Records
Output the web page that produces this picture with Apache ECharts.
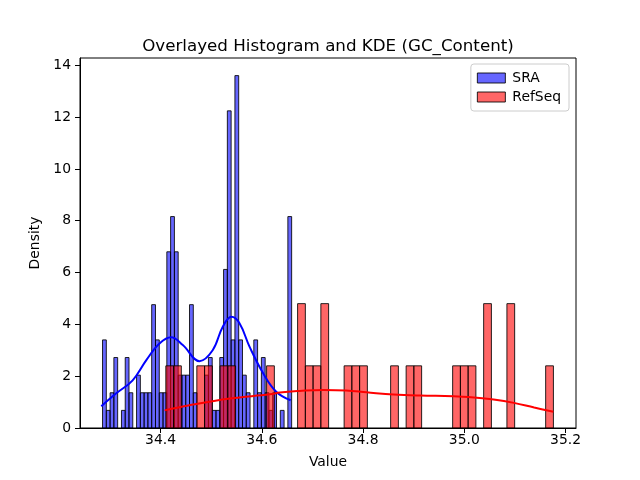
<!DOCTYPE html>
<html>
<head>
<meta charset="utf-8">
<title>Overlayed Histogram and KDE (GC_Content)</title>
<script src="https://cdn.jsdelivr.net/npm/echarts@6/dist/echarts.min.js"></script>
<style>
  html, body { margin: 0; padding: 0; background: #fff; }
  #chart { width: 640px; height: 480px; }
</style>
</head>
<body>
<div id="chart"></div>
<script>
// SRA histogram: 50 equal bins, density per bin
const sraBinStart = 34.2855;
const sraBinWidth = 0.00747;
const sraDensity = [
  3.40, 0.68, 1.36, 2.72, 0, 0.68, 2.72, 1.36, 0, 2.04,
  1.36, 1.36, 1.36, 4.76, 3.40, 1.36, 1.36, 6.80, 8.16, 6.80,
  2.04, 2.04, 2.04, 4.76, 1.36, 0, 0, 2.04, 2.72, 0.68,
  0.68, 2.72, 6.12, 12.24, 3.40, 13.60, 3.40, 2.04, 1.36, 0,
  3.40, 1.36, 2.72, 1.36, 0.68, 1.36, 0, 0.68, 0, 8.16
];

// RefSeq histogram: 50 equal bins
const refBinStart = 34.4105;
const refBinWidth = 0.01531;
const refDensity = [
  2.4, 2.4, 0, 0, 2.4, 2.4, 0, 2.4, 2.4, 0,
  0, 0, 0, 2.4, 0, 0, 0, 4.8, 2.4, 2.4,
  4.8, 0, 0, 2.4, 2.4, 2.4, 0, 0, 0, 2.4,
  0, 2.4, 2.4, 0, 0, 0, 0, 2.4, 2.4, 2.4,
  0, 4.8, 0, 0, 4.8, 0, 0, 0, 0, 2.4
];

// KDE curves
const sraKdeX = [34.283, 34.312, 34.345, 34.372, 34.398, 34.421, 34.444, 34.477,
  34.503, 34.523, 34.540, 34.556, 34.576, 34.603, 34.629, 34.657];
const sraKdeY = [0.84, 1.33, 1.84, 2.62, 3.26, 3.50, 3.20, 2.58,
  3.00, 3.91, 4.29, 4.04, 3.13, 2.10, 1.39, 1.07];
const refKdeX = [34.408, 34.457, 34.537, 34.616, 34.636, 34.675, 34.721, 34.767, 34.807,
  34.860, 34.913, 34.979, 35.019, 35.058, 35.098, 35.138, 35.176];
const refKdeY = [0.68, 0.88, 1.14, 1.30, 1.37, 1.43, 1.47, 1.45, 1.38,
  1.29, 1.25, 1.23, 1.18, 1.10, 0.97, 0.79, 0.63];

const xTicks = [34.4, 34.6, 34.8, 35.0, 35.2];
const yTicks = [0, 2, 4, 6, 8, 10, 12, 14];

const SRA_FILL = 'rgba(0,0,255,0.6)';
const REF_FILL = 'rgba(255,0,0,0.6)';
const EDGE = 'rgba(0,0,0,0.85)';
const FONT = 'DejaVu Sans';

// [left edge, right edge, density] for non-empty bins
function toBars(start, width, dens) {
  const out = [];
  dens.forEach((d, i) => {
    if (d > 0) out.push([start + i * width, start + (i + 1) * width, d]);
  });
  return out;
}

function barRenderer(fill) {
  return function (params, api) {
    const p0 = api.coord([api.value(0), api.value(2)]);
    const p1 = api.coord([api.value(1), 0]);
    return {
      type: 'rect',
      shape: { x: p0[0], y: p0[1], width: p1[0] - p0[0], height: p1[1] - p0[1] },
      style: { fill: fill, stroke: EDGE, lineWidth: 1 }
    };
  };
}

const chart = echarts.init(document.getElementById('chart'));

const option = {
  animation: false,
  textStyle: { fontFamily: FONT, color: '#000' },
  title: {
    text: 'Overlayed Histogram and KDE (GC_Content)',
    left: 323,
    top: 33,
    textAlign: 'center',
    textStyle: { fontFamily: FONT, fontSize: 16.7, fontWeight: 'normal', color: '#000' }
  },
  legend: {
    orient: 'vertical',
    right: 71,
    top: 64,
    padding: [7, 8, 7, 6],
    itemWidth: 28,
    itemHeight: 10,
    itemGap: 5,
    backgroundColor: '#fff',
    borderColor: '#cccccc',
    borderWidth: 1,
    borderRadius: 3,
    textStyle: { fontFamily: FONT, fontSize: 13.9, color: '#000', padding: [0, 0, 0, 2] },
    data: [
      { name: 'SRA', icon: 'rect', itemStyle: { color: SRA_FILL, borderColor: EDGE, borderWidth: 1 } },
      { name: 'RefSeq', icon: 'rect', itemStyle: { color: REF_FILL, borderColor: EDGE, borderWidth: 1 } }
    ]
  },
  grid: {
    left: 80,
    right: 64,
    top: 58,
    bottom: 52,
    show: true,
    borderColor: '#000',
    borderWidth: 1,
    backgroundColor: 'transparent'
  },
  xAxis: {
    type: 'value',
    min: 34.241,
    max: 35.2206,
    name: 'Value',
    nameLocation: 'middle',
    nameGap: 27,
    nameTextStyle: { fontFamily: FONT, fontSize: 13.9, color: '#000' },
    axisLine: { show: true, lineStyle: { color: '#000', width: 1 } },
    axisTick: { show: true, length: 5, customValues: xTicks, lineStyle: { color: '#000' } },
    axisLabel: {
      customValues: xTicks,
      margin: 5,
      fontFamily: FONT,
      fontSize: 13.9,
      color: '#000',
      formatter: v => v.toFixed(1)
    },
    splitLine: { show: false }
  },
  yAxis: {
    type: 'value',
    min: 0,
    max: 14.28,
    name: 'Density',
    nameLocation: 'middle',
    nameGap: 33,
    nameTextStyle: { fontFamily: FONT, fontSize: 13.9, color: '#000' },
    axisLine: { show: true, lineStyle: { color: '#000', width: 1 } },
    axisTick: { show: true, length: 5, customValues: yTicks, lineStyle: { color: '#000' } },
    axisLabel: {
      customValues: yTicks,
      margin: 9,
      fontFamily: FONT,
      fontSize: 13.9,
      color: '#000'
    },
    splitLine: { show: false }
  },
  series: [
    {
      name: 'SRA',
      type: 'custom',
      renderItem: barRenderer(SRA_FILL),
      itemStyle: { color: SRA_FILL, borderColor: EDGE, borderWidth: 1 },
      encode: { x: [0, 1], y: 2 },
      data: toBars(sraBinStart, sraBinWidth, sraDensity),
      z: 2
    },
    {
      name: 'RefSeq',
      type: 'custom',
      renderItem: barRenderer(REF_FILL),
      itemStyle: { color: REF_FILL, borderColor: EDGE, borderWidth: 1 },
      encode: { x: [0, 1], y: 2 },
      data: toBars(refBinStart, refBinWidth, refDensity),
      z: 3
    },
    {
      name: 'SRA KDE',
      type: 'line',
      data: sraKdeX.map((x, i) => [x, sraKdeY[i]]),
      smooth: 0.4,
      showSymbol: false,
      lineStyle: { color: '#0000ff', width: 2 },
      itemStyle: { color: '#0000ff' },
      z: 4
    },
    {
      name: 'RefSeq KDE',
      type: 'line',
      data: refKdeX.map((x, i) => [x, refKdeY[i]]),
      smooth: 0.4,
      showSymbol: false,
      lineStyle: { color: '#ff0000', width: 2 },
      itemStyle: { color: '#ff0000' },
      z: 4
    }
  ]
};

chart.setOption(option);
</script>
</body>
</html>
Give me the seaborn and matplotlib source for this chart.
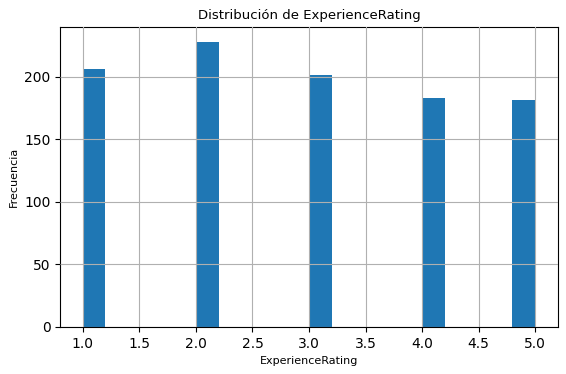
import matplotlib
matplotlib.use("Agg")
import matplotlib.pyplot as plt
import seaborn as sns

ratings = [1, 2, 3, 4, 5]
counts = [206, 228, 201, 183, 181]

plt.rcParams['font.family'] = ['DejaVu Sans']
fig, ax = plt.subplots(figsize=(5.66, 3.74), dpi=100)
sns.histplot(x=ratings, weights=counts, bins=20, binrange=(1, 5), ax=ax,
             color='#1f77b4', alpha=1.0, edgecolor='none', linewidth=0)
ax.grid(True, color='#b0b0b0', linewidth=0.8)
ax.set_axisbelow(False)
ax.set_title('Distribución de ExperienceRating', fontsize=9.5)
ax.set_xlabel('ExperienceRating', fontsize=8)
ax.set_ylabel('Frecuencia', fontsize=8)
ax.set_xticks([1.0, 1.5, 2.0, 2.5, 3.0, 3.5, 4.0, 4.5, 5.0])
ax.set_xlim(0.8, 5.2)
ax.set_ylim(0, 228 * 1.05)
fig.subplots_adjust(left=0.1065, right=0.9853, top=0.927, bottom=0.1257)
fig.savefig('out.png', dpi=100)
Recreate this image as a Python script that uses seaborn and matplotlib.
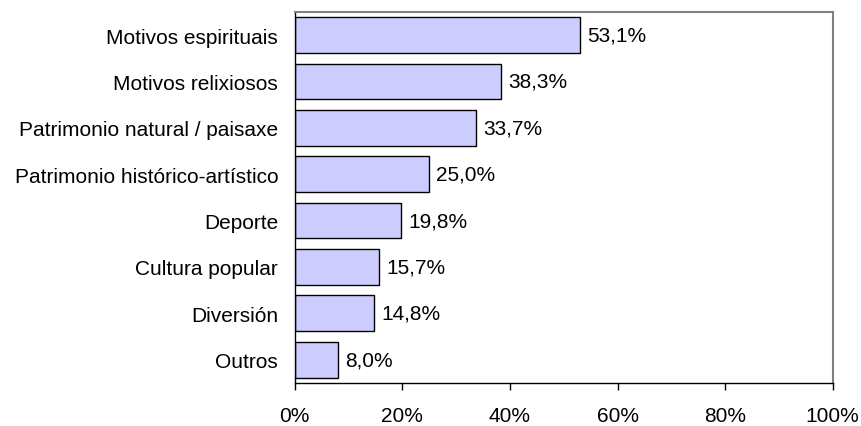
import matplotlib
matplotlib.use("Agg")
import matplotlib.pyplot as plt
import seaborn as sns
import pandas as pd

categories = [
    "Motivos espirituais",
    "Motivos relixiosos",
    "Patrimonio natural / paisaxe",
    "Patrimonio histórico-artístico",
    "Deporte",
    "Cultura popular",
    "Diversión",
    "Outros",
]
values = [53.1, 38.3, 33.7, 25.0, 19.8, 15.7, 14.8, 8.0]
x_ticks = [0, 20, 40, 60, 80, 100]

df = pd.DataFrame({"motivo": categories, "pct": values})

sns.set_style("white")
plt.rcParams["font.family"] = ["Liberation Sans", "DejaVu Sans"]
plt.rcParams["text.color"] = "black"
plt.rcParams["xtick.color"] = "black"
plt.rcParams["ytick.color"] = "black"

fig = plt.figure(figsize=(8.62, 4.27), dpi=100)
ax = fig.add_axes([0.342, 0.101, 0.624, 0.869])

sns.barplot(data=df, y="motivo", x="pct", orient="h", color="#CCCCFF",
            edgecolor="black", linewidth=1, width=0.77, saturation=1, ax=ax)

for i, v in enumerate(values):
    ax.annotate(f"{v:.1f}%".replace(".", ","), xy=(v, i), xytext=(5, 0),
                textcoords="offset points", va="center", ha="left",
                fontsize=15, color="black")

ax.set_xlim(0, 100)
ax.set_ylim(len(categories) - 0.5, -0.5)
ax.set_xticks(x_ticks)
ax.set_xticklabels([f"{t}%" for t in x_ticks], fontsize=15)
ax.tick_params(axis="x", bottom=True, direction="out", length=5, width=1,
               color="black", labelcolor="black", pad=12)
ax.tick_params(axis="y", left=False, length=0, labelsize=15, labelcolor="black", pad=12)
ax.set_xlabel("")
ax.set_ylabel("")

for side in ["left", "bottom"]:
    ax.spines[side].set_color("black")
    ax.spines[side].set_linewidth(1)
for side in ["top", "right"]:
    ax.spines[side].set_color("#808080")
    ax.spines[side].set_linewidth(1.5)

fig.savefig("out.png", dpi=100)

TASK OBJECTIVE >> Begin at the line containing "Recreate this image", end at the line containing "width=0.77, saturation=1, ax=ax)", and copy those lines word for word, both included. Skip pictures.

CORRECT OUTPUT >>
Recreate this image as a Python script that uses seaborn and matplotlib.
import matplotlib
matplotlib.use("Agg")
import matplotlib.pyplot as plt
import seaborn as sns
import pandas as pd

categories = [
    "Motivos espirituais",
    "Motivos relixiosos",
    "Patrimonio natural / paisaxe",
    "Patrimonio histórico-artístico",
    "Deporte",
    "Cultura popular",
    "Diversión",
    "Outros",
]
values = [53.1, 38.3, 33.7, 25.0, 19.8, 15.7, 14.8, 8.0]
x_ticks = [0, 20, 40, 60, 80, 100]

df = pd.DataFrame({"motivo": categories, "pct": values})

sns.set_style("white")
plt.rcParams["font.family"] = ["Liberation Sans", "DejaVu Sans"]
plt.rcParams["text.color"] = "black"
plt.rcParams["xtick.color"] = "black"
plt.rcParams["ytick.color"] = "black"

fig = plt.figure(figsize=(8.62, 4.27), dpi=100)
ax = fig.add_axes([0.342, 0.101, 0.624, 0.869])

sns.barplot(data=df, y="motivo", x="pct", orient="h", color="#CCCCFF",
            edgecolor="black", linewidth=1, width=0.77, saturation=1, ax=ax)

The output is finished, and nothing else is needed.